=== Recorded data ===

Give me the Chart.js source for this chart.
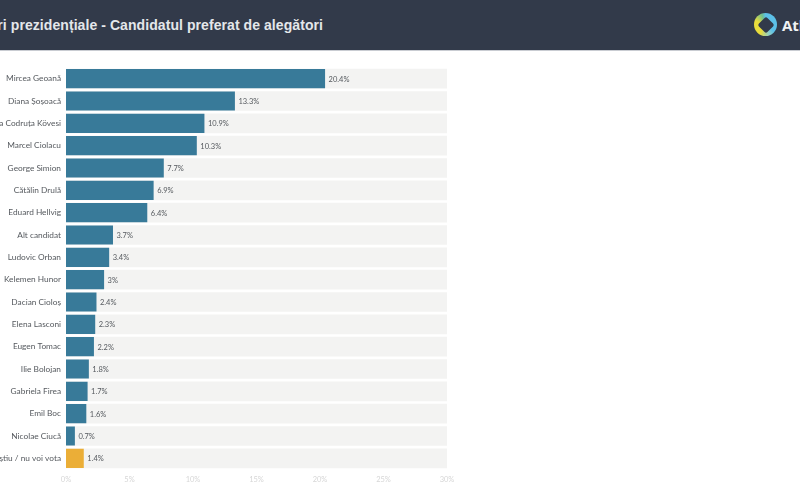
<!DOCTYPE html>
<html>
<head>
<meta charset="utf-8">
<title>Alegeri prezidențiale</title>
<script src="https://cdn.jsdelivr.net/npm/chart.js@4"></script>
<style>
    html, body { margin: 0; padding: 0; background: #fff; overflow: hidden; }
    #page { position: relative; width: 800px; height: 497px; overflow: hidden; }
    #header { position: absolute; left: 0; top: 0; width: 800px; height: 50px; background: #323a4a; border-bottom: 1px solid #c9ccd2; }
    #title { position: absolute; right: 477px; top: 17px; white-space: nowrap; color: #e4e7ea; font: bold 14px "Liberation Sans", sans-serif; letter-spacing: 0.07px; }
    #logo { position: absolute; left: 754px; top: 13px; width: 23px; height: 23px; border-radius: 50%; background: conic-gradient(#5cc0e8 0deg 130deg, #8fd0c8 160deg, #e8dc3c 210deg 290deg, #6fbf8f 340deg, #5cc0e8 360deg); }
    #logo i { position: absolute; left: 5.5px; top: 5.5px; width: 12px; height: 12px; border-radius: 2px; background: #323a4a; transform: rotate(45deg); }
    #brand { position: absolute; left: 782px; top: 15px; color: #f0f2f4; font: bold 15px "Open Sans", sans-serif; white-space: nowrap; }
    #chart { position: absolute; left: 0; top: 0; }
</style>
</head>
<body>
<div id="page">
    <canvas id="chart" width="800" height="497"></canvas>
    <div id="header">
        <div id="title">Alegeri prezidențiale - Candidatul preferat de alegători</div>
        <div id="logo"><i></i></div>
        <div id="brand">AtlasIntel</div>
    </div>
</div>
<script>
// Values
const candidates = ['Mircea Geoană', 'Diana Șoșoacă', 'Laura Codruța Kövesi', 'Marcel Ciolacu', 'George Simion', 'Cătălin Drulă', 'Eduard Hellvig', 'Alt candidat', 'Ludovic Orban', 'Kelemen Hunor', 'Dacian Cioloș', 'Elena Lasconi', 'Eugen Tomac', 'Ilie Bolojan', 'Gabriela Firea', 'Emil Boc', 'Nicolae Ciucă', 'Nu știu / nu voi vota'];
const shares = [20.4, 13.3, 10.9, 10.3, 7.7, 6.9, 6.4, 3.7, 3.4, 3, 2.4, 2.3, 2.2, 1.8, 1.7, 1.6, 0.7, 1.4];
const barColors = shares.map((v, i) => i === shares.length - 1 ? '#ebae37' : '#387a99');

// Percentage label next to each bar
const barLabels = {
    id: 'barLabels',
    afterDatasetsDraw(chart) {
        const ctx = chart.ctx;
        ctx.save();
        ctx.font = '7.5px Lato';
        ctx.fillStyle = '#55595e';
        ctx.textBaseline = 'middle';
        chart.getDatasetMeta(0).data.forEach((bar, i) => {
            ctx.fillText(shares[i] + '%', bar.x + 3.5, bar.y + 0.5);
        });
        ctx.restore();
    }
};

new Chart(document.getElementById('chart').getContext('2d'), {
    type: 'bar',
    data: {
        labels: candidates,
        datasets: [
            { data: shares, backgroundColor: barColors, order: 1, barPercentage: 0.86, categoryPercentage: 1 },
            { data: candidates.map(() => 30), backgroundColor: '#f3f3f2', order: 2, barPercentage: 0.88, categoryPercentage: 1 }
        ]
    },
    options: {
        indexAxis: 'y',
        responsive: false,
        animation: false,
        layout: { padding: { top: 67.5, right: 353, bottom: 0, left: 0 } },
        plugins: { legend: { display: false }, tooltip: { enabled: false } },
        datasets: { bar: { grouped: false } },
        scales: {
            x: {
                min: 0,
                max: 30,
                grid: { display: false, drawTicks: false },
                border: { display: false },
                afterFit: scale => { scale.height = 27.5; },
                ticks: { stepSize: 5, maxRotation: 0, padding: 6, color: '#d6d6d6', font: { family: 'Lato', size: 7.5 }, callback: value => value + '%' }
            },
            y: {
                grid: { display: false, drawTicks: false },
                border: { display: false },
                afterFit: scale => { scale.width = 66; },
                ticks: { autoSkip: false, padding: 5, color: '#55595e', font: { family: 'Lato', size: 8.3 } }
            }
        }
    },
    plugins: [barLabels]
});
</script>
</body>
</html>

===

**Exercise goal**
All of the data above should be quoted exactly, except for the pictures.

**Solved exercise**
Give me the Chart.js source for this chart.
<!DOCTYPE html>
<html>
<head>
<meta charset="utf-8">
<title>Alegeri prezidențiale</title>
<script src="https://cdn.jsdelivr.net/npm/chart.js@4"></script>
<style>
    html, body { margin: 0; padding: 0; background: #fff; overflow: hidden; }
    #page { position: relative; width: 800px; height: 497px; overflow: hidden; }
    #header { position: absolute; left: 0; top: 0; width: 800px; height: 50px; background: #323a4a; border-bottom: 1px solid #c9ccd2; }
    #title { position: absolute; right: 477px; top: 17px; white-space: nowrap; color: #e4e7ea; font: bold 14px "Liberation Sans", sans-serif; letter-spacing: 0.07px; }
    #logo { position: absolute; left: 754px; top: 13px; width: 23px; height: 23px; border-radius: 50%; background: conic-gradient(#5cc0e8 0deg 130deg, #8fd0c8 160deg, #e8dc3c 210deg 290deg, #6fbf8f 340deg, #5cc0e8 360deg); }
    #logo i { position: absolute; left: 5.5px; top: 5.5px; width: 12px; height: 12px; border-radius: 2px; background: #323a4a; transform: rotate(45deg); }
    #brand { position: absolute; left: 782px; top: 15px; color: #f0f2f4; font: bold 15px "Open Sans", sans-serif; white-space: nowrap; }
    #chart { position: absolute; left: 0; top: 0; }
</style>
</head>
<body>
<div id="page">
    <canvas id="chart" width="800" height="497"></canvas>
    <div id="header">
        <div id="title">Alegeri prezidențiale - Candidatul preferat de alegători</div>
        <div id="logo"><i></i></div>
        <div id="brand">AtlasIntel</div>
    </div>
</div>
<script>
// Values
const candidates = ['Mircea Geoană', 'Diana Șoșoacă', 'Laura Codruța Kövesi', 'Marcel Ciolacu', 'George Simion', 'Cătălin Drulă', 'Eduard Hellvig', 'Alt candidat', 'Ludovic Orban', 'Kelemen Hunor', 'Dacian Cioloș', 'Elena Lasconi', 'Eugen Tomac', 'Ilie Bolojan', 'Gabriela Firea', 'Emil Boc', 'Nicolae Ciucă', 'Nu știu / nu voi vota'];
const shares = [20.4, 13.3, 10.9, 10.3, 7.7, 6.9, 6.4, 3.7, 3.4, 3, 2.4, 2.3, 2.2, 1.8, 1.7, 1.6, 0.7, 1.4];
const barColors = shares.map((v, i) => i === shares.length - 1 ? '#ebae37' : '#387a99');

// Percentage label next to each bar
const barLabels = {
    id: 'barLabels',
    afterDatasetsDraw(chart) {
        const ctx = chart.ctx;
        ctx.save();
        ctx.font = '7.5px Lato';
        ctx.fillStyle = '#55595e';
        ctx.textBaseline = 'middle';
        chart.getDatasetMeta(0).data.forEach((bar, i) => {
            ctx.fillText(shares[i] + '%', bar.x + 3.5, bar.y + 0.5);
        });
        ctx.restore();
    }
};

new Chart(document.getElementById('chart').getContext('2d'), {
    type: 'bar',
    data: {
        labels: candidates,
        datasets: [
            { data: shares, backgroundColor: barColors, order: 1, barPercentage: 0.86, categoryPercentage: 1 },
            { data: candidates.map(() => 30), backgroundColor: '#f3f3f2', order: 2, barPercentage: 0.88, categoryPercentage: 1 }
        ]
    },
    options: {
        indexAxis: 'y',
        responsive: false,
        animation: false,
        layout: { padding: { top: 67.5, right: 353, bottom: 0, left: 0 } },
        plugins: { legend: { display: false }, tooltip: { enabled: false } },
        datasets: { bar: { grouped: false } },
        scales: {
            x: {
                min: 0,
                max: 30,
                grid: { display: false, drawTicks: false },
                border: { display: false },
                afterFit: scale => { scale.height = 27.5; },
                ticks: { stepSize: 5, maxRotation: 0, padding: 6, color: '#d6d6d6', font: { family: 'Lato', size: 7.5 }, callback: value => value + '%' }
            },
            y: {
                grid: { display: false, drawTicks: false },
                border: { display: false },
                afterFit: scale => { scale.width = 66; },
                ticks: { autoSkip: false, padding: 5, color: '#55595e', font: { family: 'Lato', size: 8.3 } }
            }
        }
    },
    plugins: [barLabels]
});
</script>
</body>
</html>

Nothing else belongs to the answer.